Bank chiefs hit back at accusations of profiteering on higher interest rates

By Chris Dorrell

Chief executives from the UK’s four largest lenders today hit back at accusations from MPs that they were too quick to charge customers more interest on their mortgages without offering higher rates on savings accounts.

When asked why interest rates on instant savings accounts remain around one per cent while the Bank of England’s base rate has increased to over four per cent, the bankers retaliated that focusing on instant savings accounts was the wrong approach.

Matt Hammerstein from Barclays said he understood why they attracted attention, but instant savings accounts were an “inappropriate point to focus on”.

Barclays have “definitively passed on a base rate increase at five per cent” to its ‘rainy day’ savings account, he said.

HSBC’s Ian Stuart agreed, suggesting that instant access accounts are “gateway products into getting our customers into good savings products.”

“Our digital regular saver, which is paying 5 per cent, is encouraging people to build that savings habit,” said Dame Alison Rose, Natwest’s chief executive. Rose also pointed out that many customers did not have any savings, so offering higher interest rates would not help them in a cost of living crisis.

Charlie Nunn from Lloyds also said saving accounts were not necessarily the most important thing for offering support. “Its about targeting the customers that need support, [who] typically don’t have savings.”

The bankers clarified that increasing mortgage costs were mostly out of banks’ control.

“We don’t manage the rates relative to base rates. 81 per cent are fixed rates, that’s not driven by base rates, its driven by expectations of future base rates,” Hammerstein said. The remaining 19 per cent explicitly track base rates, he noted.

Stuart confirmed “we don’t link our fixed rate mortgages to the base rate.”

Another issue discussed in the committee was branch closures. Over the last few months all of the banks included in the committee announced large scale closures for the coming year.

The bank chiefs defended these decisions while also reaffirming their commitment to a physical presence in the UK.

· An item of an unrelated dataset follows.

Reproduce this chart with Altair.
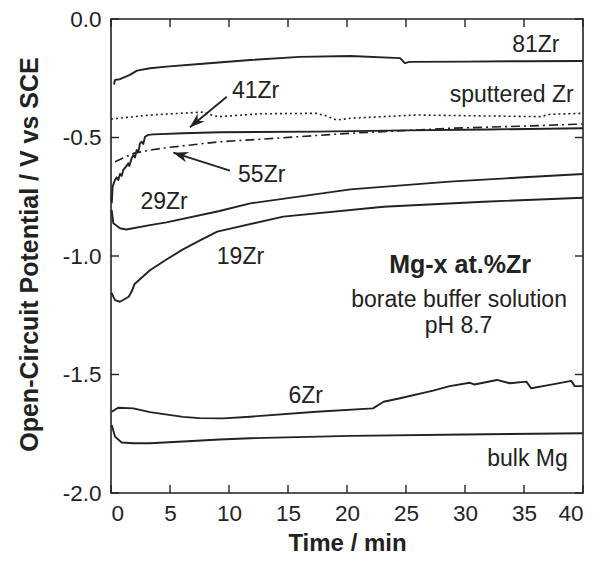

Stuart said the banks were simply following customer preferences. “98 per cent of our transactions in December… were digital” Stuart noted. “We are absolutely committed to a physical footprint in the UK, but we have to scale that presence properly for the long term.”

Natwest’s Alison Rose said branches “are and continue to be a very important part of our service” but clarified that they were only “one of only many ways” that customers can bank with Natwest.

Nunn also pointed out that all the banks have been increasing their loss provisions in the face of a possible recession. Higher net interest income has helped banks to increase provisions for bad loans.

“We need to make sure we need to make sure we have financial resilience to support customers through a recession,” he said.

All the bankers said that evidence of distress in lending – either through shortfalls or falling into arrears – remained very low, but Stuart did warn that “the headwinds are ahead of us, not behind us”.